The inland settlement of Leland was named for Mr. William Leland who settled there. However, in the early records it was referred to as 'Leland Place'.
Dr. A. R. Kilpatrick talked to Mr. Leland in 1851 and gives this history:
William Layland (Leland), a Revolutionary soldier, now living on Sicily Island, was born in Berkley County, Virginia near Slinker's Gap, on the Shenandoah River, May 3, 1742. His parents were from New Jersey, of the upper Freehold; his mother's maiden name was Sarah Ellison. In 1773, there was so much agitation and excitement amongst the people and dread of the savages, that his parents returned from Virginia to New Jersey, in the neighborhood whence they had migrated.
In 1776, he enlisted as a volunteer in the Continental service, and after several more enlistments, was honorably discharged May 13, 1789, while in Natchez, Mississippi. He married Miss Elizabeth Swayze, the youngest daughter of Samuel Swayze, near Washington, Adams County, Mississippi on the 9th of January 1799, and lived in that county until March 1835, when he moved to Sicily Island.
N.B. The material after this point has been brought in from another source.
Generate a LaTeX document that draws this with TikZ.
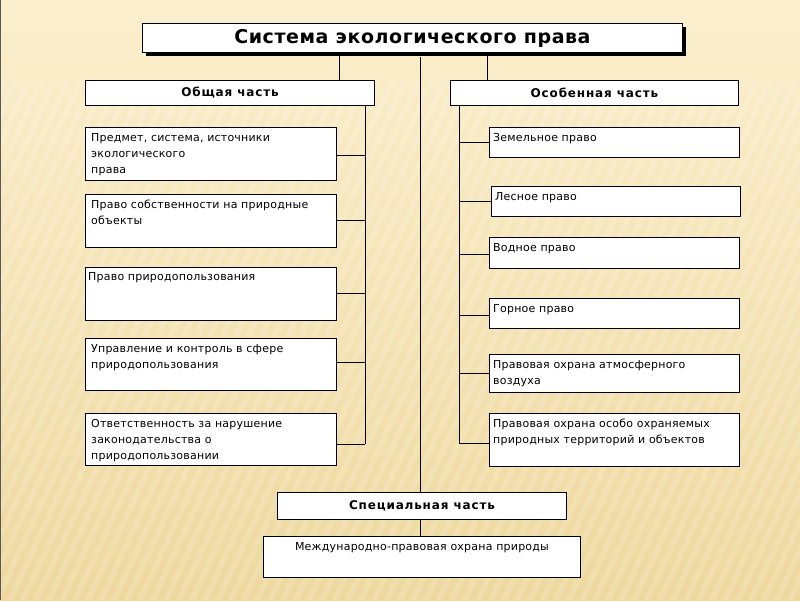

His wife died on the 9th of March 1837, leaving two daughters and five sons. (De Bow's Review, Vol 12, 1852)
...David Holstein sold for $2300 to Wm. d. Leland situated "at the first of hills" on Sicily Island, containing 237 1/2 acres. Formerly owned by Henry Holstein.
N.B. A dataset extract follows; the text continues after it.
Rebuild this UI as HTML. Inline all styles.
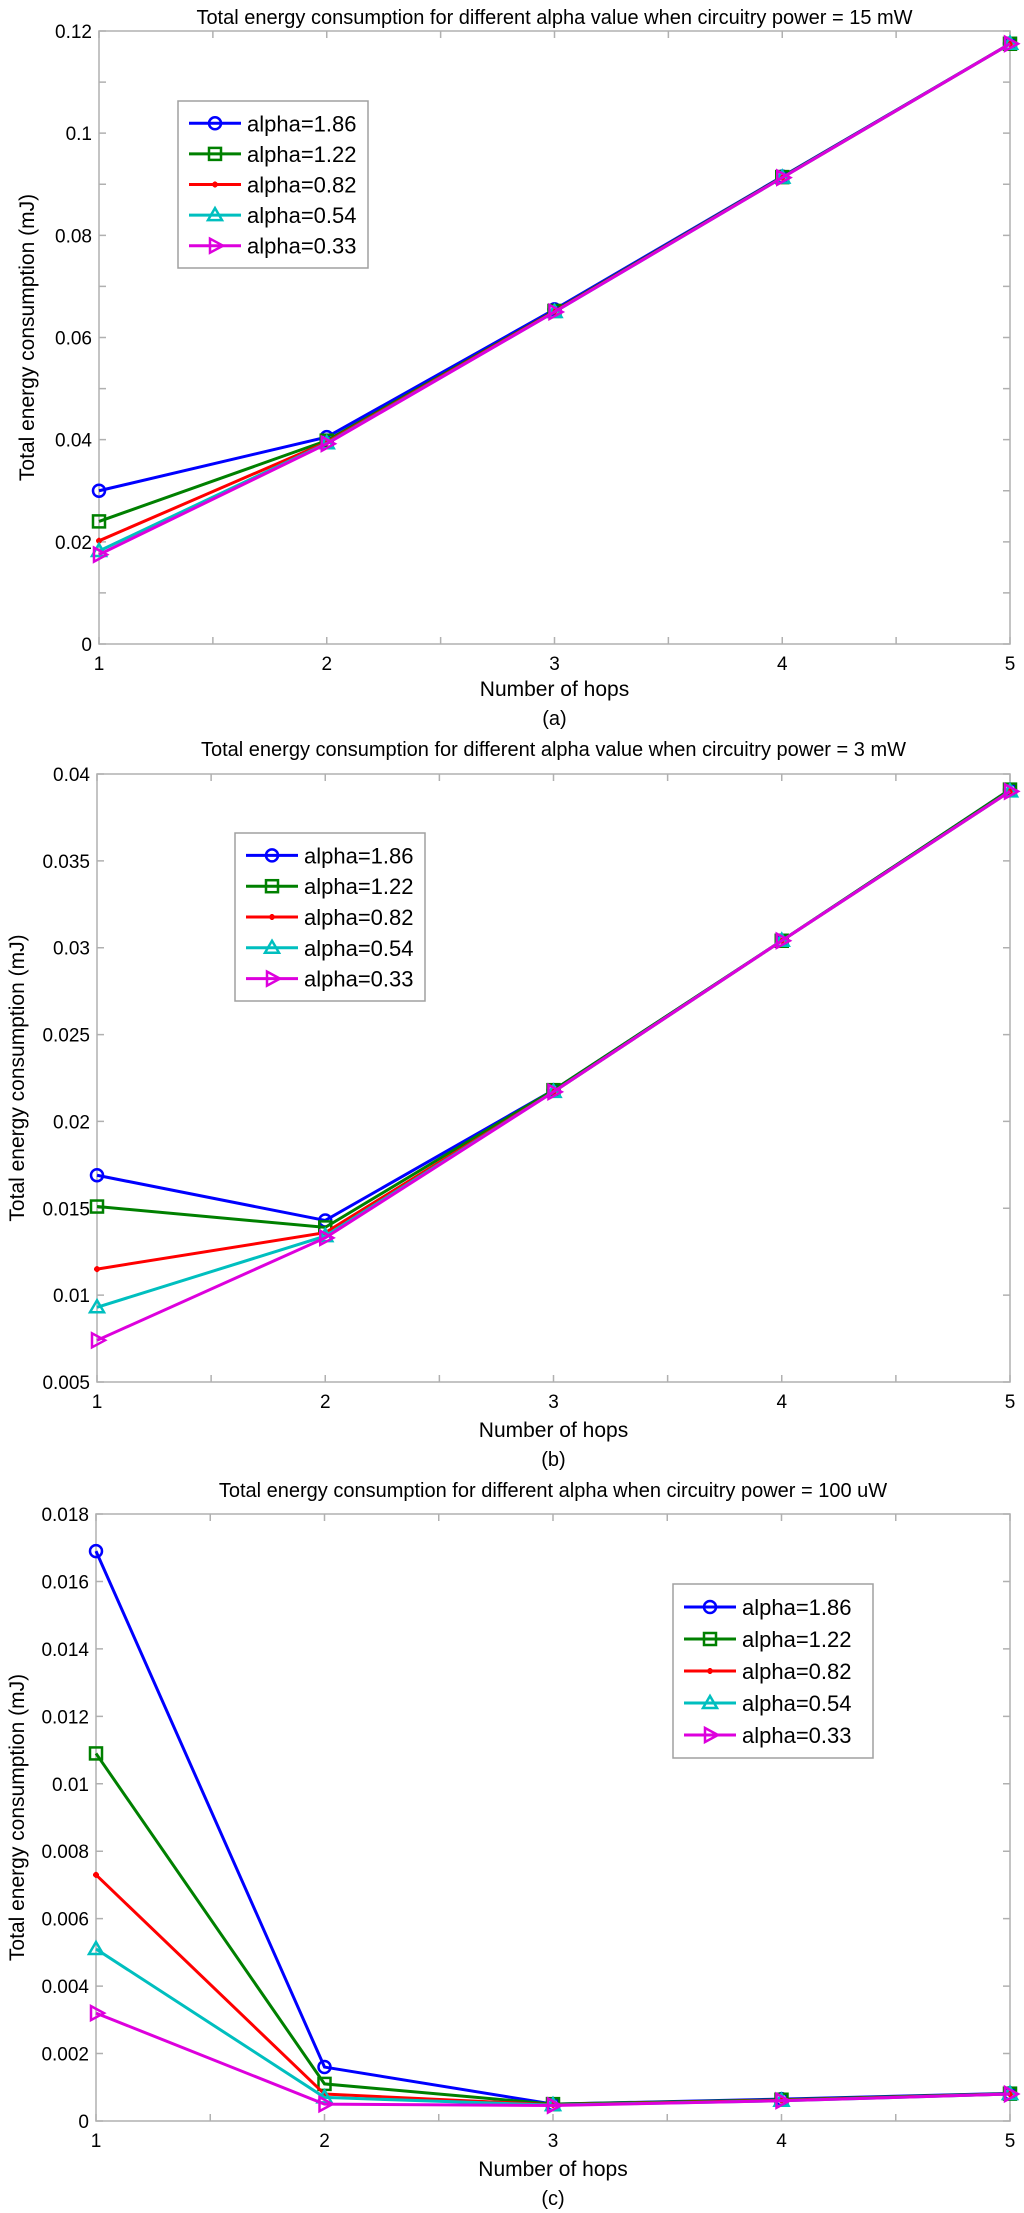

|1840 U.S. Census - Catahoula Parish Link|
There is recorded an overseeing account for the years of 1836 to 1845 of W. E. Leland in account with W. D. Leland.
In 1845, there is recorded:
...Leland traded to John Higgins 140 acres of land on Sicily Island for a house and lot in Harrisonburg, fronting on Water Street. (Clerk of Court, Harrisonburg, La. Conveyance Record, Bk. J. p. 444.)
...Higgins purchasing for himself the residence lately occupied by Wm. E. Leland and his father and brother, situated on Sicily Island. (Clerk of Court, Harrisonburg, La. Conveyance Record, Bk. J. p. 445.)
From Peck, IV Will, History of Sicily Island, 1976:
He was at the battle of Trenton under the General-in-Chief, and with the army in 1777, when encamped at Valley Forge, with General Washington. Mr. Layland will always be remembered, first for his exciting adventures as a Revolutionary soldier and second for his name being given to the settlement on Sicily Island now called Leland. His descendents, including the Florence Duncle Meyers family, still live in the area.